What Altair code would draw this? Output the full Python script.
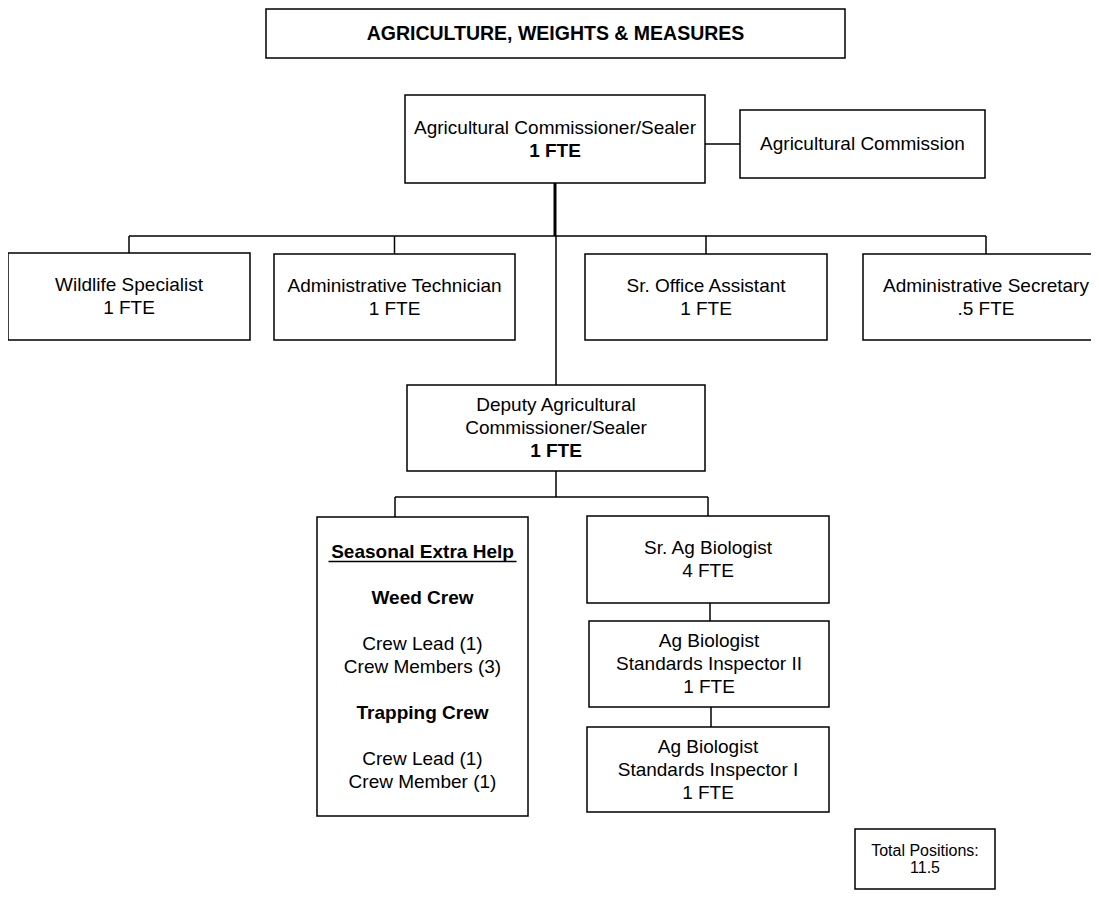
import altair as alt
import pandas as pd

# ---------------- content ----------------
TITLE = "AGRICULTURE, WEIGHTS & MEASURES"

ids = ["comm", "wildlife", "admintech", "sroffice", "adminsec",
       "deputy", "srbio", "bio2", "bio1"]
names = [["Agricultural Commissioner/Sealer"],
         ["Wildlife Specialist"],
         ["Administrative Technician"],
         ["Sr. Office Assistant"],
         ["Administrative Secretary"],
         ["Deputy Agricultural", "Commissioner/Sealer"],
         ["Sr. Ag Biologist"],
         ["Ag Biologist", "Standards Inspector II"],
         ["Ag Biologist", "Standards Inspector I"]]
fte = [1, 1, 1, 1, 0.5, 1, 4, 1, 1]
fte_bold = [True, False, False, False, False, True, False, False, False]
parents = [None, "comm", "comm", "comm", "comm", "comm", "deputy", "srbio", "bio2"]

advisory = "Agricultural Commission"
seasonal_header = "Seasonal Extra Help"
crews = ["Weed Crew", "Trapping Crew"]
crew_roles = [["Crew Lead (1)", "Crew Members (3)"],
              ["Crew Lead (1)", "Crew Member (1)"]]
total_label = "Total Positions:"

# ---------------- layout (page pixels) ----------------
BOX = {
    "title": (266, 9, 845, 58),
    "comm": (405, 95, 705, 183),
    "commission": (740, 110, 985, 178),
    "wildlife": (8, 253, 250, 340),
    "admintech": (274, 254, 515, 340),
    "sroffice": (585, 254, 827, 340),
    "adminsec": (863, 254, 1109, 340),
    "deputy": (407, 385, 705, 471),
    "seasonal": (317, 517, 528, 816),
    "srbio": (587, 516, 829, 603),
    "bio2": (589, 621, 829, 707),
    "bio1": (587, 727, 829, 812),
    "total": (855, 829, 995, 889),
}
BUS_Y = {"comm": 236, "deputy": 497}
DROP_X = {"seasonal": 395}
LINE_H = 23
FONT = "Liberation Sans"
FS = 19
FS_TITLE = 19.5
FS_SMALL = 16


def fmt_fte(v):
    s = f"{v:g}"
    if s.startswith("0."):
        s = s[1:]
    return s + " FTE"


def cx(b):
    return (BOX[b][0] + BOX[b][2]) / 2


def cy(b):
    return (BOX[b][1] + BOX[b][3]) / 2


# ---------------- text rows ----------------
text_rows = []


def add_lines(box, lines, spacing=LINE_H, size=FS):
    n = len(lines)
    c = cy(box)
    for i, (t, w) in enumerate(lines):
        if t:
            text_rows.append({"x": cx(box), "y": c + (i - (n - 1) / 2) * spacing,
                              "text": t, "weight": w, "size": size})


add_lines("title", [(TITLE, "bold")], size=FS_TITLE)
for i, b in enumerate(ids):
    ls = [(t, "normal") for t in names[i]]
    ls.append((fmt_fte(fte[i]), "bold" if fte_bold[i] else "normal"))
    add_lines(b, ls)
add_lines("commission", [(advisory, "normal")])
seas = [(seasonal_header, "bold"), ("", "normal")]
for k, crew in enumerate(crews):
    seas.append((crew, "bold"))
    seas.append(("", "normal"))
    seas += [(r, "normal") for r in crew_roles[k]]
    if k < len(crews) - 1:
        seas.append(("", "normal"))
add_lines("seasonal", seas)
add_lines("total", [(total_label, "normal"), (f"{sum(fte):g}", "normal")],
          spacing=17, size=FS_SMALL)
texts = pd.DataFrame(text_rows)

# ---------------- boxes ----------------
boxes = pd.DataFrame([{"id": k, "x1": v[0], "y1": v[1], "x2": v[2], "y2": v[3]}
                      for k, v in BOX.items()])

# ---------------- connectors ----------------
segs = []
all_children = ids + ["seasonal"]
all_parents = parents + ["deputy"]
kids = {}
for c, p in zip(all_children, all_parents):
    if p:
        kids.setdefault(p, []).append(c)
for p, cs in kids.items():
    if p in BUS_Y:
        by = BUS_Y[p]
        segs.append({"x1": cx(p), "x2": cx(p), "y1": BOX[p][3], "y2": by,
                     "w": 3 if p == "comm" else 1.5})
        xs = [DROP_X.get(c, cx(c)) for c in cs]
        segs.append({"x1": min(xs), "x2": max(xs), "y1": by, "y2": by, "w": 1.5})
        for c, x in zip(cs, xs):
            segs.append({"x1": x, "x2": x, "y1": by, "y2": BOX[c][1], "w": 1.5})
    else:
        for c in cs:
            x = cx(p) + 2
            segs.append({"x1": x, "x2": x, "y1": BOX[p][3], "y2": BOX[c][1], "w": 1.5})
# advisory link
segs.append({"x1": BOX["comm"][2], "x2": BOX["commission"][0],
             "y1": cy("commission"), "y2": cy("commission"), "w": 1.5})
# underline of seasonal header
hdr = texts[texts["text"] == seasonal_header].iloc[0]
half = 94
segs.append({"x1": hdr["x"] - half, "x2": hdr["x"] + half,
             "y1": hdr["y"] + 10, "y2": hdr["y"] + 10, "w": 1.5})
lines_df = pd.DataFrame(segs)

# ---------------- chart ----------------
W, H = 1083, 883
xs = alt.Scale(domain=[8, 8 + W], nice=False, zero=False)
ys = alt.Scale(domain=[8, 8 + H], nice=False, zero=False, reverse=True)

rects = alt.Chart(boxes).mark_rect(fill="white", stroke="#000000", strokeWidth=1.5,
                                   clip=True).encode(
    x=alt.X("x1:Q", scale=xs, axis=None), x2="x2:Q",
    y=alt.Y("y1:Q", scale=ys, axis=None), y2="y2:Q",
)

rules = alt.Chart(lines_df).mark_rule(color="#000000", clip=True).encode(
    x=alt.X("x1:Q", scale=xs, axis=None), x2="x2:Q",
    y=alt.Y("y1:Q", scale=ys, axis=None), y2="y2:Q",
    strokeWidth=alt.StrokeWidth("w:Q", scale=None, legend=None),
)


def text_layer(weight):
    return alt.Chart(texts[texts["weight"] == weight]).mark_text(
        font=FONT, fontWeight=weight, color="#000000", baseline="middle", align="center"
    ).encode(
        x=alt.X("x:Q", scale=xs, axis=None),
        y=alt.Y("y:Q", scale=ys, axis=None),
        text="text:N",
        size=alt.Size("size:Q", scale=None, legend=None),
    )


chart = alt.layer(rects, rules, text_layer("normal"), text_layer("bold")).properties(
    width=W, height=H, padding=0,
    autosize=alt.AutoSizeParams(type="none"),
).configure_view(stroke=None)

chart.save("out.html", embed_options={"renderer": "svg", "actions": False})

######

THE TASK |
Copy the listing over exactly, skipping the pictures it holds.

OUTPUT |
What Altair code would draw this? Output the full Python script.
import altair as alt
import pandas as pd

# ---------------- content ----------------
TITLE = "AGRICULTURE, WEIGHTS & MEASURES"

ids = ["comm", "wildlife", "admintech", "sroffice", "adminsec",
       "deputy", "srbio", "bio2", "bio1"]
names = [["Agricultural Commissioner/Sealer"],
         ["Wildlife Specialist"],
         ["Administrative Technician"],
         ["Sr. Office Assistant"],
         ["Administrative Secretary"],
         ["Deputy Agricultural", "Commissioner/Sealer"],
         ["Sr. Ag Biologist"],
         ["Ag Biologist", "Standards Inspector II"],
         ["Ag Biologist", "Standards Inspector I"]]
fte = [1, 1, 1, 1, 0.5, 1, 4, 1, 1]
fte_bold = [True, False, False, False, False, True, False, False, False]
parents = [None, "comm", "comm", "comm", "comm", "comm", "deputy", "srbio", "bio2"]

advisory = "Agricultural Commission"
seasonal_header = "Seasonal Extra Help"
crews = ["Weed Crew", "Trapping Crew"]
crew_roles = [["Crew Lead (1)", "Crew Members (3)"],
              ["Crew Lead (1)", "Crew Member (1)"]]
total_label = "Total Positions:"

# ---------------- layout (page pixels) ----------------
BOX = {
    "title": (266, 9, 845, 58),
    "comm": (405, 95, 705, 183),
    "commission": (740, 110, 985, 178),
    "wildlife": (8, 253, 250, 340),
    "admintech": (274, 254, 515, 340),
    "sroffice": (585, 254, 827, 340),
    "adminsec": (863, 254, 1109, 340),
    "deputy": (407, 385, 705, 471),
    "seasonal": (317, 517, 528, 816),
    "srbio": (587, 516, 829, 603),
    "bio2": (589, 621, 829, 707),
    "bio1": (587, 727, 829, 812),
    "total": (855, 829, 995, 889),
}
BUS_Y = {"comm": 236, "deputy": 497}
DROP_X = {"seasonal": 395}
LINE_H = 23
FONT = "Liberation Sans"
FS = 19
FS_TITLE = 19.5
FS_SMALL = 16


def fmt_fte(v):
    s = f"{v:g}"
    if s.startswith("0."):
        s = s[1:]
    return s + " FTE"


def cx(b):
    return (BOX[b][0] + BOX[b][2]) / 2


def cy(b):
    return (BOX[b][1] + BOX[b][3]) / 2


# ---------------- text rows ----------------
text_rows = []


def add_lines(box, lines, spacing=LINE_H, size=FS):
    n = len(lines)
    c = cy(box)
    for i, (t, w) in enumerate(lines):
        if t:
            text_rows.append({"x": cx(box), "y": c + (i - (n - 1) / 2) * spacing,
                              "text": t, "weight": w, "size": size})


add_lines("title", [(TITLE, "bold")], size=FS_TITLE)
for i, b in enumerate(ids):
    ls = [(t, "normal") for t in names[i]]
    ls.append((fmt_fte(fte[i]), "bold" if fte_bold[i] else "normal"))
    add_lines(b, ls)
add_lines("commission", [(advisory, "normal")])
seas = [(seasonal_header, "bold"), ("", "normal")]
for k, crew in enumerate(crews):
    seas.append((crew, "bold"))
    seas.append(("", "normal"))
    seas += [(r, "normal") for r in crew_roles[k]]
    if k < len(crews) - 1:
        seas.append(("", "normal"))
add_lines("seasonal", seas)
add_lines("total", [(total_label, "normal"), (f"{sum(fte):g}", "normal")],
          spacing=17, size=FS_SMALL)
texts = pd.DataFrame(text_rows)

# ---------------- boxes ----------------
boxes = pd.DataFrame([{"id": k, "x1": v[0], "y1": v[1], "x2": v[2], "y2": v[3]}
                      for k, v in BOX.items()])

# ---------------- connectors ----------------
segs = []
all_children = ids + ["seasonal"]
all_parents = parents + ["deputy"]
kids = {}
for c, p in zip(all_children, all_parents):
    if p:
        kids.setdefault(p, []).append(c)
for p, cs in kids.items():
    if p in BUS_Y:
        by = BUS_Y[p]
        segs.append({"x1": cx(p), "x2": cx(p), "y1": BOX[p][3], "y2": by,
                     "w": 3 if p == "comm" else 1.5})
        xs = [DROP_X.get(c, cx(c)) for c in cs]
        segs.append({"x1": min(xs), "x2": max(xs), "y1": by, "y2": by, "w": 1.5})
        for c, x in zip(cs, xs):
            segs.append({"x1": x, "x2": x, "y1": by, "y2": BOX[c][1], "w": 1.5})
    else:
        for c in cs:
            x = cx(p) + 2
            segs.append({"x1": x, "x2": x, "y1": BOX[p][3], "y2": BOX[c][1], "w": 1.5})
# advisory link
segs.append({"x1": BOX["comm"][2], "x2": BOX["commission"][0],
             "y1": cy("commission"), "y2": cy("commission"), "w": 1.5})
# underline of seasonal header
hdr = texts[texts["text"] == seasonal_header].iloc[0]
half = 94
segs.append({"x1": hdr["x"] - half, "x2": hdr["x"] + half,
             "y1": hdr["y"] + 10, "y2": hdr["y"] + 10, "w": 1.5})
lines_df = pd.DataFrame(segs)

# ---------------- chart ----------------
W, H = 1083, 883
xs = alt.Scale(domain=[8, 8 + W], nice=False, zero=False)
ys = alt.Scale(domain=[8, 8 + H], nice=False, zero=False, reverse=True)

rects = alt.Chart(boxes).mark_rect(fill="white", stroke="#000000", strokeWidth=1.5,
                                   clip=True).encode(
    x=alt.X("x1:Q", scale=xs, axis=None), x2="x2:Q",
    y=alt.Y("y1:Q", scale=ys, axis=None), y2="y2:Q",
)

rules = alt.Chart(lines_df).mark_rule(color="#000000", clip=True).encode(
    x=alt.X("x1:Q", scale=xs, axis=None), x2="x2:Q",
    y=alt.Y("y1:Q", scale=ys, axis=None), y2="y2:Q",
    strokeWidth=alt.StrokeWidth("w:Q", scale=None, legend=None),
)


def text_layer(weight):
    return alt.Chart(texts[texts["weight"] == weight]).mark_text(
        font=FONT, fontWeight=weight, color="#000000", baseline="middle", align="center"
    ).encode(
        x=alt.X("x:Q", scale=xs, axis=None),
        y=alt.Y("y:Q", scale=ys, axis=None),
        text="text:N",
        size=alt.Size("size:Q", scale=None, legend=None),
    )


chart = alt.layer(rects, rules, text_layer("normal"), text_layer("bold")).properties(
    width=W, height=H, padding=0,
    autosize=alt.AutoSizeParams(type="none"),
).configure_view(stroke=None)

chart.save("out.html", embed_options={"renderer": "svg", "actions": False})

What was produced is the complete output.